■ **Brief**: Give every line again exactly as it appears, please, but not the pictures.

■ **Data lines**:
****************

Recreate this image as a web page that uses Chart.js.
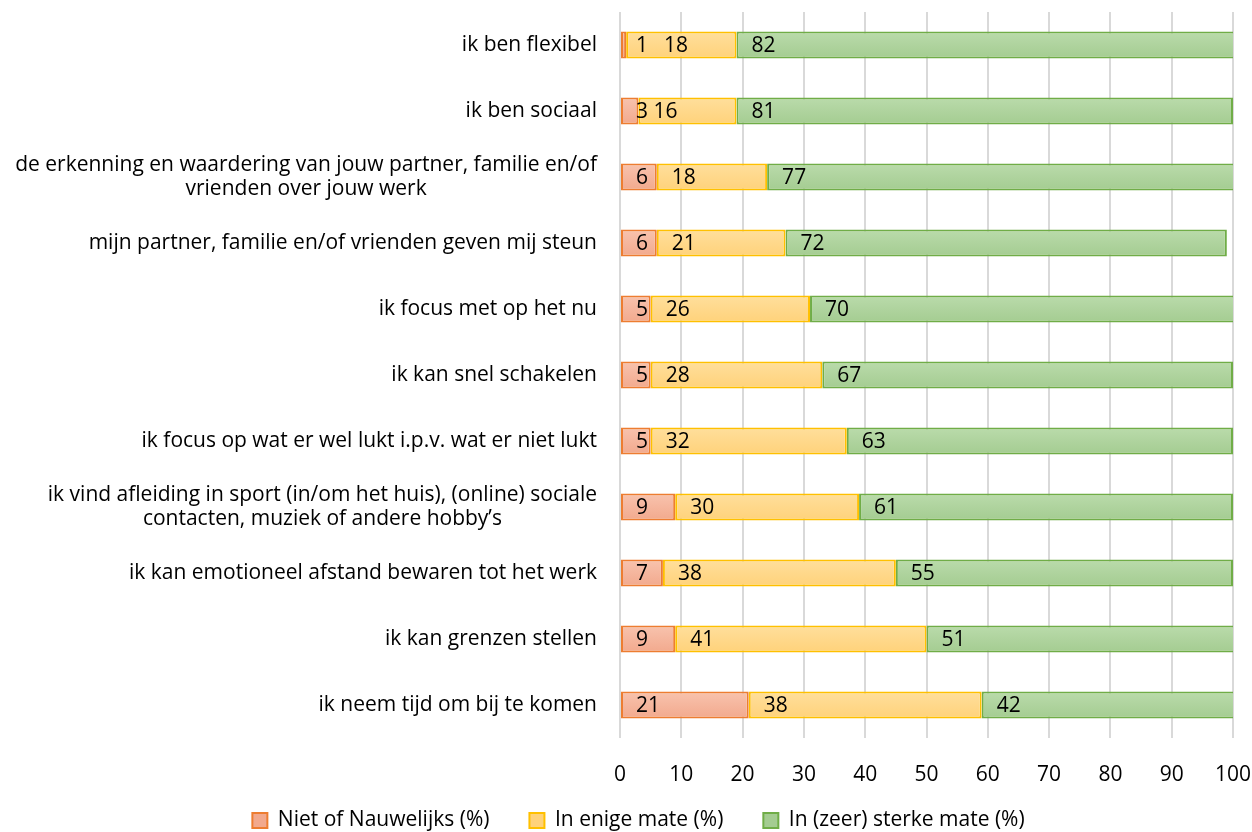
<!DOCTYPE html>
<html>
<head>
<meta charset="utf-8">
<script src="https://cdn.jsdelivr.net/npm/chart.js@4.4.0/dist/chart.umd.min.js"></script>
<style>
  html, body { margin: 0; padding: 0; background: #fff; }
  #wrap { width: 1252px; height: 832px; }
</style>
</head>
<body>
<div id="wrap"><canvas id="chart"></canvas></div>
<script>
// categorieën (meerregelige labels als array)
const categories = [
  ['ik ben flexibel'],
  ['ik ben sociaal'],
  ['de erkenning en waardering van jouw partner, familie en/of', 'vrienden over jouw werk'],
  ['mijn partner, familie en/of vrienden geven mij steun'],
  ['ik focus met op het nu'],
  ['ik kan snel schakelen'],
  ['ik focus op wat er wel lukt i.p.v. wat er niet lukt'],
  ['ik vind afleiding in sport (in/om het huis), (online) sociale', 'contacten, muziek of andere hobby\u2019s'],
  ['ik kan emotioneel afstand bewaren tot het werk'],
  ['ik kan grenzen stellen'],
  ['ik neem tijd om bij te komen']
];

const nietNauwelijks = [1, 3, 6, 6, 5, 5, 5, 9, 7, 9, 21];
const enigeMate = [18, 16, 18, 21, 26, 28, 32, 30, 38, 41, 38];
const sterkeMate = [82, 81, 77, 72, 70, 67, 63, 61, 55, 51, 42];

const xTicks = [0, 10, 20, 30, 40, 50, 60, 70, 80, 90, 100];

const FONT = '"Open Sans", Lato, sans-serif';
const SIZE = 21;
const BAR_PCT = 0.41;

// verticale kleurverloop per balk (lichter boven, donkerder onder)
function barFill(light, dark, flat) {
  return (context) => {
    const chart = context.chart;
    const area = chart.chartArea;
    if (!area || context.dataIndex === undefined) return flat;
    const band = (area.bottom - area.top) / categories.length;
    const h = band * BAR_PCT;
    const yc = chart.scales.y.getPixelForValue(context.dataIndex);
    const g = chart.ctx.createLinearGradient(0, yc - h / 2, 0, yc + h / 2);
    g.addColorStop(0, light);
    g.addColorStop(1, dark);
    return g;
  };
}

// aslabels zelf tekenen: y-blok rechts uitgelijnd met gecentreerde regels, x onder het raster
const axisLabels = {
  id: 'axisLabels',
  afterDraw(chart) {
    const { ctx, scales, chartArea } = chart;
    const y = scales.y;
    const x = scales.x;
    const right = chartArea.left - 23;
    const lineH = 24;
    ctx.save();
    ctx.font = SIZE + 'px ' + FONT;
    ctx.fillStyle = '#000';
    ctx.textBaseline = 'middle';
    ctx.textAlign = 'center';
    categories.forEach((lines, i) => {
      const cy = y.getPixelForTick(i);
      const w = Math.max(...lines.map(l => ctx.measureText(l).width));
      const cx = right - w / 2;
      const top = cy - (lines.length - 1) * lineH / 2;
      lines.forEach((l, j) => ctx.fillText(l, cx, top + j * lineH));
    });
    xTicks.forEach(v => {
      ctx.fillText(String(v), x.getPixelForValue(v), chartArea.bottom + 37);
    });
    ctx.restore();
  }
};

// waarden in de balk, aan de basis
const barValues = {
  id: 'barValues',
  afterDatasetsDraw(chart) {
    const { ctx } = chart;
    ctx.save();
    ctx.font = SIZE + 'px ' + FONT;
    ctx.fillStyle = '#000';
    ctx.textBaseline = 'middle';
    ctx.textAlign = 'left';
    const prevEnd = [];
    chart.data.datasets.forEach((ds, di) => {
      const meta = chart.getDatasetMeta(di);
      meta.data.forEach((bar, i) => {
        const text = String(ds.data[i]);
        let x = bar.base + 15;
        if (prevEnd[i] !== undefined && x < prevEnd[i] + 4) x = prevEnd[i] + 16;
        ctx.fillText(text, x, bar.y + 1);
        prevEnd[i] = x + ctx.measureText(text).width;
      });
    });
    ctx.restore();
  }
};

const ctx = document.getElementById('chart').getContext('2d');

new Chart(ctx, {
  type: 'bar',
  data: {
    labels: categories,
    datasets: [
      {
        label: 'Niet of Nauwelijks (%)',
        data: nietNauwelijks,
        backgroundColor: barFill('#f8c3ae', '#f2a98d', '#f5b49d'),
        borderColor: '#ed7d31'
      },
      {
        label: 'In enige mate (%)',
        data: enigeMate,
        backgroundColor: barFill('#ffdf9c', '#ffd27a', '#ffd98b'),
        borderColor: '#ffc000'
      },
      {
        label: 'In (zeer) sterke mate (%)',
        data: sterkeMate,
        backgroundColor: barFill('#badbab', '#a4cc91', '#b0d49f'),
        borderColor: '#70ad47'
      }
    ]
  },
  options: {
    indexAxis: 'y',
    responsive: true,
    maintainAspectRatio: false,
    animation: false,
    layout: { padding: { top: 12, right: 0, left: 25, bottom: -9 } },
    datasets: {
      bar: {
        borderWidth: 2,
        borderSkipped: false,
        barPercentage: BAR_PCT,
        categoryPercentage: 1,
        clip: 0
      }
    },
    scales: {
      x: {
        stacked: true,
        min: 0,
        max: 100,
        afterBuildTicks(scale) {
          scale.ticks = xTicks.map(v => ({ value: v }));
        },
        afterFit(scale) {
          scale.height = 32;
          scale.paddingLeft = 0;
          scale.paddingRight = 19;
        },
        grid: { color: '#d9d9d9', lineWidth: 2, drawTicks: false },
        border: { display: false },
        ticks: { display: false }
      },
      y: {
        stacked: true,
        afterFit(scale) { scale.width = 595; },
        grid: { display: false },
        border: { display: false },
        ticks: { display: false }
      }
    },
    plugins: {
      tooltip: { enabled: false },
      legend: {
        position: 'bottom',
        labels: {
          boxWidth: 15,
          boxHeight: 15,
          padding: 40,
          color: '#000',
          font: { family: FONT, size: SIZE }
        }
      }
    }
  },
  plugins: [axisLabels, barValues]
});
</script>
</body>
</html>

****************

■ **Solution to this problem**:
Recreate this image as a web page that uses Chart.js.
<!DOCTYPE html>
<html>
<head>
<meta charset="utf-8">
<script src="https://cdn.jsdelivr.net/npm/chart.js@4.4.0/dist/chart.umd.min.js"></script>
<style>
  html, body { margin: 0; padding: 0; background: #fff; }
  #wrap { width: 1252px; height: 832px; }
</style>
</head>
<body>
<div id="wrap"><canvas id="chart"></canvas></div>
<script>
// categorieën (meerregelige labels als array)
const categories = [
  ['ik ben flexibel'],
  ['ik ben sociaal'],
  ['de erkenning en waardering van jouw partner, familie en/of', 'vrienden over jouw werk'],
  ['mijn partner, familie en/of vrienden geven mij steun'],
  ['ik focus met op het nu'],
  ['ik kan snel schakelen'],
  ['ik focus op wat er wel lukt i.p.v. wat er niet lukt'],
  ['ik vind afleiding in sport (in/om het huis), (online) sociale', 'contacten, muziek of andere hobby\u2019s'],
  ['ik kan emotioneel afstand bewaren tot het werk'],
  ['ik kan grenzen stellen'],
  ['ik neem tijd om bij te komen']
];

const nietNauwelijks = [1, 3, 6, 6, 5, 5, 5, 9, 7, 9, 21];
const enigeMate = [18, 16, 18, 21, 26, 28, 32, 30, 38, 41, 38];
const sterkeMate = [82, 81, 77, 72, 70, 67, 63, 61, 55, 51, 42];

const xTicks = [0, 10, 20, 30, 40, 50, 60, 70, 80, 90, 100];

const FONT = '"Open Sans", Lato, sans-serif';
const SIZE = 21;
const BAR_PCT = 0.41;

// verticale kleurverloop per balk (lichter boven, donkerder onder)
function barFill(light, dark, flat) {
  return (context) => {
    const chart = context.chart;
    const area = chart.chartArea;
    if (!area || context.dataIndex === undefined) return flat;
    const band = (area.bottom - area.top) / categories.length;
    const h = band * BAR_PCT;
    const yc = chart.scales.y.getPixelForValue(context.dataIndex);
    const g = chart.ctx.createLinearGradient(0, yc - h / 2, 0, yc + h / 2);
    g.addColorStop(0, light);
    g.addColorStop(1, dark);
    return g;
  };
}

// aslabels zelf tekenen: y-blok rechts uitgelijnd met gecentreerde regels, x onder het raster
const axisLabels = {
  id: 'axisLabels',
  afterDraw(chart) {
    const { ctx, scales, chartArea } = chart;
    const y = scales.y;
    const x = scales.x;
    const right = chartArea.left - 23;
    const lineH = 24;
    ctx.save();
    ctx.font = SIZE + 'px ' + FONT;
    ctx.fillStyle = '#000';
    ctx.textBaseline = 'middle';
    ctx.textAlign = 'center';
    categories.forEach((lines, i) => {
      const cy = y.getPixelForTick(i);
      const w = Math.max(...lines.map(l => ctx.measureText(l).width));
      const cx = right - w / 2;
      const top = cy - (lines.length - 1) * lineH / 2;
      lines.forEach((l, j) => ctx.fillText(l, cx, top + j * lineH));
    });
    xTicks.forEach(v => {
      ctx.fillText(String(v), x.getPixelForValue(v), chartArea.bottom + 37);
    });
    ctx.restore();
  }
};

// waarden in de balk, aan de basis
const barValues = {
  id: 'barValues',
  afterDatasetsDraw(chart) {
    const { ctx } = chart;
    ctx.save();
    ctx.font = SIZE + 'px ' + FONT;
    ctx.fillStyle = '#000';
    ctx.textBaseline = 'middle';
    ctx.textAlign = 'left';
    const prevEnd = [];
    chart.data.datasets.forEach((ds, di) => {
      const meta = chart.getDatasetMeta(di);
      meta.data.forEach((bar, i) => {
        const text = String(ds.data[i]);
        let x = bar.base + 15;
        if (prevEnd[i] !== undefined && x < prevEnd[i] + 4) x = prevEnd[i] + 16;
        ctx.fillText(text, x, bar.y + 1);
        prevEnd[i] = x + ctx.measureText(text).width;
      });
    });
    ctx.restore();
  }
};

const ctx = document.getElementById('chart').getContext('2d');

new Chart(ctx, {
  type: 'bar',
  data: {
    labels: categories,
    datasets: [
      {
        label: 'Niet of Nauwelijks (%)',
        data: nietNauwelijks,
        backgroundColor: barFill('#f8c3ae', '#f2a98d', '#f5b49d'),
        borderColor: '#ed7d31'
      },
      {
        label: 'In enige mate (%)',
        data: enigeMate,
        backgroundColor: barFill('#ffdf9c', '#ffd27a', '#ffd98b'),
        borderColor: '#ffc000'
      },
      {
        label: 'In (zeer) sterke mate (%)',
        data: sterkeMate,
        backgroundColor: barFill('#badbab', '#a4cc91', '#b0d49f'),
        borderColor: '#70ad47'
      }
    ]
  },
  options: {
    indexAxis: 'y',
    responsive: true,
    maintainAspectRatio: false,
    animation: false,
    layout: { padding: { top: 12, right: 0, left: 25, bottom: -9 } },
    datasets: {
      bar: {
        borderWidth: 2,
        borderSkipped: false,
        barPercentage: BAR_PCT,
        categoryPercentage: 1,
        clip: 0
      }
    },
    scales: {
      x: {
        stacked: true,
        min: 0,
        max: 100,
        afterBuildTicks(scale) {
          scale.ticks = xTicks.map(v => ({ value: v }));
        },
        afterFit(scale) {
          scale.height = 32;
          scale.paddingLeft = 0;
          scale.paddingRight = 19;
        },
        grid: { color: '#d9d9d9', lineWidth: 2, drawTicks: false },
        border: { display: false },
        ticks: { display: false }
      },
      y: {
        stacked: true,
        afterFit(scale) { scale.width = 595; },
        grid: { display: false },
        border: { display: false },
        ticks: { display: false }
      }
    },
    plugins: {
      tooltip: { enabled: false },
      legend: {
        position: 'bottom',
        labels: {
          boxWidth: 15,
          boxHeight: 15,
          padding: 40,
          color: '#000',
          font: { family: FONT, size: SIZE }
        }
      }
    }
  },
  plugins: [axisLabels, barValues]
});
</script>
</body>
</html>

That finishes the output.